## [What to produce]
Exactly retype the lines from the top of the data through the line containing "const yMinorTickValues = [0.05, 0.15, 0.25, 0.35, 0.45];", leaving out every picture.
Start
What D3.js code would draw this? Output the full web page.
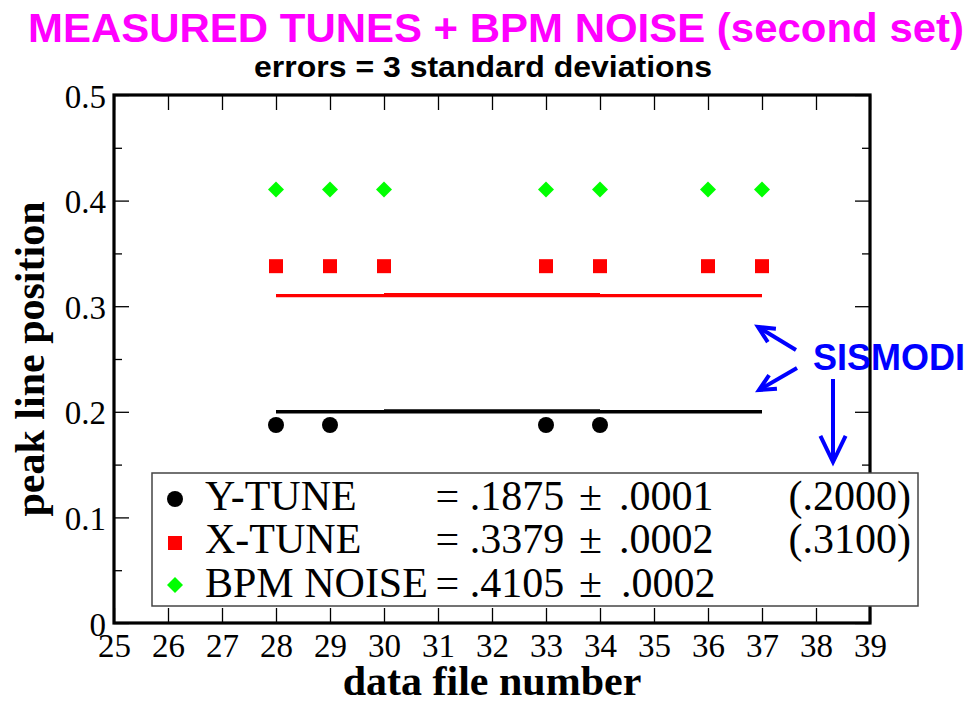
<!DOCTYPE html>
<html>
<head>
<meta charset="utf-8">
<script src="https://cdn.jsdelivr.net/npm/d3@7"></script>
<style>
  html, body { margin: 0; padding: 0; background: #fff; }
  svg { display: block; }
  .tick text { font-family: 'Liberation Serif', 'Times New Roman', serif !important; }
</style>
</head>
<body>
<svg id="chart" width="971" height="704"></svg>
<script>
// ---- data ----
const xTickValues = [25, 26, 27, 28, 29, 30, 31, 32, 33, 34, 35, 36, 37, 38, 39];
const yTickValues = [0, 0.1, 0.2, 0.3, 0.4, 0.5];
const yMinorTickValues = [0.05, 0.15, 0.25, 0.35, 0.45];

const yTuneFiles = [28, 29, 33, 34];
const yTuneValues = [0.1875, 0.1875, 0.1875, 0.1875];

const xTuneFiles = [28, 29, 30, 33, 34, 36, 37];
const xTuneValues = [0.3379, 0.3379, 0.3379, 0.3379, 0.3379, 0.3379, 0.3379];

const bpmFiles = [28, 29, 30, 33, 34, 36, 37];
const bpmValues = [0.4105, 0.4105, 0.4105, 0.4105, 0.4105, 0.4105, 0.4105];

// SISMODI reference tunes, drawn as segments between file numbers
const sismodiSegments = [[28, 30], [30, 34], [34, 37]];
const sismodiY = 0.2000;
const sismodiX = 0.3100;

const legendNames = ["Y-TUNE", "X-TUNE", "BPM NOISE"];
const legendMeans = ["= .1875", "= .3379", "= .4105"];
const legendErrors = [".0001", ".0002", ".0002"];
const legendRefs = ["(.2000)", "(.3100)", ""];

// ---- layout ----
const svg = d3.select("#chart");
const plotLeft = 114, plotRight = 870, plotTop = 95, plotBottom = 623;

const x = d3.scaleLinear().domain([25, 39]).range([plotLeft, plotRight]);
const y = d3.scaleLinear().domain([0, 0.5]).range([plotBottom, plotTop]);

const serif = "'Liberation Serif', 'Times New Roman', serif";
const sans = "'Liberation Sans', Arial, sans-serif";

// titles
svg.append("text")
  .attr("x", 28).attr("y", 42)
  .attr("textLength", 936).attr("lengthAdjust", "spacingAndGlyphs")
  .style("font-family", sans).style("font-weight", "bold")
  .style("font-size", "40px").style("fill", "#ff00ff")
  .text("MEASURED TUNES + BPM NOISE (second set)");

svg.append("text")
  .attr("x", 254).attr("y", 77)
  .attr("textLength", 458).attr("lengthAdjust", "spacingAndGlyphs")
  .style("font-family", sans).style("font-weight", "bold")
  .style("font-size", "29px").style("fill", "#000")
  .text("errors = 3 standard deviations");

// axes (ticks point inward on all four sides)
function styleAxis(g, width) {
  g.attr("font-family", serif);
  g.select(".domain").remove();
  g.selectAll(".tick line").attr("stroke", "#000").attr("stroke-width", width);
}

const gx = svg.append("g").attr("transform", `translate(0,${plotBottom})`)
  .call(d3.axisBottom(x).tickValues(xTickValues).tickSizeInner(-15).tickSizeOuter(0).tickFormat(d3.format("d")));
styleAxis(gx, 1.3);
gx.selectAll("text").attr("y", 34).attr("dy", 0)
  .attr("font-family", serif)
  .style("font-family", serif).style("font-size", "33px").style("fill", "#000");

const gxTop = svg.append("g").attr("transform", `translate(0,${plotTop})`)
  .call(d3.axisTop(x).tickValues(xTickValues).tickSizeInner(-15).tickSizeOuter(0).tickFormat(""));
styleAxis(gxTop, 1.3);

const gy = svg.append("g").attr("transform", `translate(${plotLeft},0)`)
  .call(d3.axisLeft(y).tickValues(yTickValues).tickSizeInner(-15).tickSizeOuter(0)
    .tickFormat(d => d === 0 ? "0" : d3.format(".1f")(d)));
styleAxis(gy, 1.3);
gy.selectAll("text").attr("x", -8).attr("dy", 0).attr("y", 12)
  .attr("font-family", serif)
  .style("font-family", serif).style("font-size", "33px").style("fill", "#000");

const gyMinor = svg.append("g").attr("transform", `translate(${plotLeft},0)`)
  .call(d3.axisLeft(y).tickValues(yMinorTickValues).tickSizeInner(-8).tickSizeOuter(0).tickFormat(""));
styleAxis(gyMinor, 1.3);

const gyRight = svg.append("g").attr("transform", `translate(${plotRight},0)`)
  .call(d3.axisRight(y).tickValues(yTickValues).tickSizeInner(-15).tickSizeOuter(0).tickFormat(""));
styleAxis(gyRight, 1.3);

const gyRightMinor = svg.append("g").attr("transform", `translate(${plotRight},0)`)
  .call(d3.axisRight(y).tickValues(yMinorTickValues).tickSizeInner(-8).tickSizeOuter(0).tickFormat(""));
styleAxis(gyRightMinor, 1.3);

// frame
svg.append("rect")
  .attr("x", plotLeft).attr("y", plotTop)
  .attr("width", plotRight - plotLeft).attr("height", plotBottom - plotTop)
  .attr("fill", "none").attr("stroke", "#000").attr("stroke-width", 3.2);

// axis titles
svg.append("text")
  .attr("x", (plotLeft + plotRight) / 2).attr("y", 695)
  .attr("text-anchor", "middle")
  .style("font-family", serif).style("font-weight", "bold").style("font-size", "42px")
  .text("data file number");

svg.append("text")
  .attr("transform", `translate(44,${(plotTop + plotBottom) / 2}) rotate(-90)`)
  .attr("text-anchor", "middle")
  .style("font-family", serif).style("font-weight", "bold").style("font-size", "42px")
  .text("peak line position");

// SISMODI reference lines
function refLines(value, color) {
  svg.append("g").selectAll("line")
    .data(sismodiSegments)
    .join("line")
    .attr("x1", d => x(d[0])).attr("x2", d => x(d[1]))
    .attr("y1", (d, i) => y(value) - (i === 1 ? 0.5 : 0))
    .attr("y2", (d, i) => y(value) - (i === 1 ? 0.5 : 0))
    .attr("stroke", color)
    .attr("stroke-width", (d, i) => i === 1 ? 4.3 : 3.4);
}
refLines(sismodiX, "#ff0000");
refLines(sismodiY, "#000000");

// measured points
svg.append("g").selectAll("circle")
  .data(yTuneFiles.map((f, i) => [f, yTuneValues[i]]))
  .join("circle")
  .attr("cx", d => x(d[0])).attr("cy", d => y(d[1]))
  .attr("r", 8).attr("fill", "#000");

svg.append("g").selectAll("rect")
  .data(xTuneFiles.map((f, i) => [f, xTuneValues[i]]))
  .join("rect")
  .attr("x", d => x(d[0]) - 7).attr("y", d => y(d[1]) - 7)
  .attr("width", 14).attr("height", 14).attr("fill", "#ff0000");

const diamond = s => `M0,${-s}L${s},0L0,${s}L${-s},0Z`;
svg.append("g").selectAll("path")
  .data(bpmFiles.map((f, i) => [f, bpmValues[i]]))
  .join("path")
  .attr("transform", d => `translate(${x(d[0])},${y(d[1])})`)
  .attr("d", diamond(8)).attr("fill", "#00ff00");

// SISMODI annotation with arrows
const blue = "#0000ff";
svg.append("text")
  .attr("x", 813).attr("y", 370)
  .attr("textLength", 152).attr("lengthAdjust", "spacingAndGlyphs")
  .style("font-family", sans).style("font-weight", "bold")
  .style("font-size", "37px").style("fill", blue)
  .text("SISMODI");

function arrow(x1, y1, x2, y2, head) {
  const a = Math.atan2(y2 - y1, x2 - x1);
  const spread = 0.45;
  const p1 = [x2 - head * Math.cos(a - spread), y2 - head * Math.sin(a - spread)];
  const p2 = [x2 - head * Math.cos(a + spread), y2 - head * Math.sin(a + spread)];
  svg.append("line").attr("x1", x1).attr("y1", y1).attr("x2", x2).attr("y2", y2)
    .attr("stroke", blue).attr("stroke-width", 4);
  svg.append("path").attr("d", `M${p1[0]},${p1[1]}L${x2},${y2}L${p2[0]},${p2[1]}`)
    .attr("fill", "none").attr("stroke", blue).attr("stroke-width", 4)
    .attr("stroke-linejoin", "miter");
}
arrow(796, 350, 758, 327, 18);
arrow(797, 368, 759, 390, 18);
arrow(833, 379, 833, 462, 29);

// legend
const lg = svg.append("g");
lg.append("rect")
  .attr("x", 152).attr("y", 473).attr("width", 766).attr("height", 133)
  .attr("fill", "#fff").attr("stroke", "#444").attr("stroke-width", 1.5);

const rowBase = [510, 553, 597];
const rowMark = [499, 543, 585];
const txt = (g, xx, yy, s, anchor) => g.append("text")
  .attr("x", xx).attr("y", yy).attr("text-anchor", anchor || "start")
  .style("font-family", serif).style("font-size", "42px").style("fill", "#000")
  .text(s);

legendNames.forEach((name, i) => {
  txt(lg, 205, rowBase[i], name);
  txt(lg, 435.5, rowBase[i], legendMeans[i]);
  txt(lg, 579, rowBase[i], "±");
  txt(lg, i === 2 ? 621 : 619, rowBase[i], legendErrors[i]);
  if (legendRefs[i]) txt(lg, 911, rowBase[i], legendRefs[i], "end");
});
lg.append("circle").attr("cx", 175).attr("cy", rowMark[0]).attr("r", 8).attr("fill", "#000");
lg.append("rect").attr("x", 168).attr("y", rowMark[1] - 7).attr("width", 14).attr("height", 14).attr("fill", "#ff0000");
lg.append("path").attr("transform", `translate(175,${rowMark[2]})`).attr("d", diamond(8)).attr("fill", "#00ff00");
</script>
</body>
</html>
End
## [Written response]
What D3.js code would draw this? Output the full web page.
<!DOCTYPE html>
<html>
<head>
<meta charset="utf-8">
<script src="https://cdn.jsdelivr.net/npm/d3@7"></script>
<style>
  html, body { margin: 0; padding: 0; background: #fff; }
  svg { display: block; }
  .tick text { font-family: 'Liberation Serif', 'Times New Roman', serif !important; }
</style>
</head>
<body>
<svg id="chart" width="971" height="704"></svg>
<script>
// ---- data ----
const xTickValues = [25, 26, 27, 28, 29, 30, 31, 32, 33, 34, 35, 36, 37, 38, 39];
const yTickValues = [0, 0.1, 0.2, 0.3, 0.4, 0.5];
const yMinorTickValues = [0.05, 0.15, 0.25, 0.35, 0.45];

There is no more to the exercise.